Thank goodness for the Gabriel Project where volunteers called Gabriel Angels are trained to:

·  be a resource to answer questions about pregnancy, childcare, and parenting,

·       Provide friendship and emotional and spiritual support,

·       Help with items for a new baby,

·       And have knowledge about available community resources.

Maybe God is calling you to become one of these Gabriel Angels, one of their volunteers?

Or maybe you can help in other ways.

Truly this is something worth praying about.

God often creates situations and then waits for us to act. Or not act.

Wasn’t it Padre Pio that once stated the greatest of all sins in the world are sins of omission?

Situations where God was waiting for us to act and we did nothing.

 

So what is our take-away from this special Gospel message today?

Maybe it is that Faith is how we live;

the lens through which we see ourselves, others, and the world;

the criterion by which we act and speak.

Maybe it means that Faithfulness no matter where we go, no matter what circumstances we face we do so in relationship with the One who created, loves, sustains, and redeems us.

Jesus does not supersize our faith.

It is not necessary.

We live by faith not because we have enough faith but because we have faith, any faith, even mustard-seed sized faith.

That is all we need.

Jesus believes that, so should we.

The question is not how much faith we have, but rather, how are we living the faith we do have?

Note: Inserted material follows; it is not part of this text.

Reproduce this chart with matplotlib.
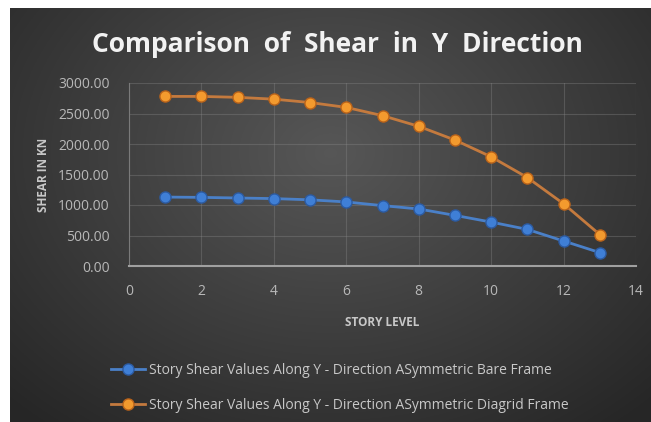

How is our faith, our relationship with Jesus, changing our lives, our relationships, the lives of others?

If it is not, more of the same will surely make no difference.

The mustard seed of faith is already planted within us.

It is Christ himself. 

He has withheld from us nothing.

We already have enough.

We already are enough.

We do not need more faith.

We need more response to the faith, to Christ, to the relationship we already have.

Let us now act upon this faith, starting today, and become a reflection of Christ to the world around us.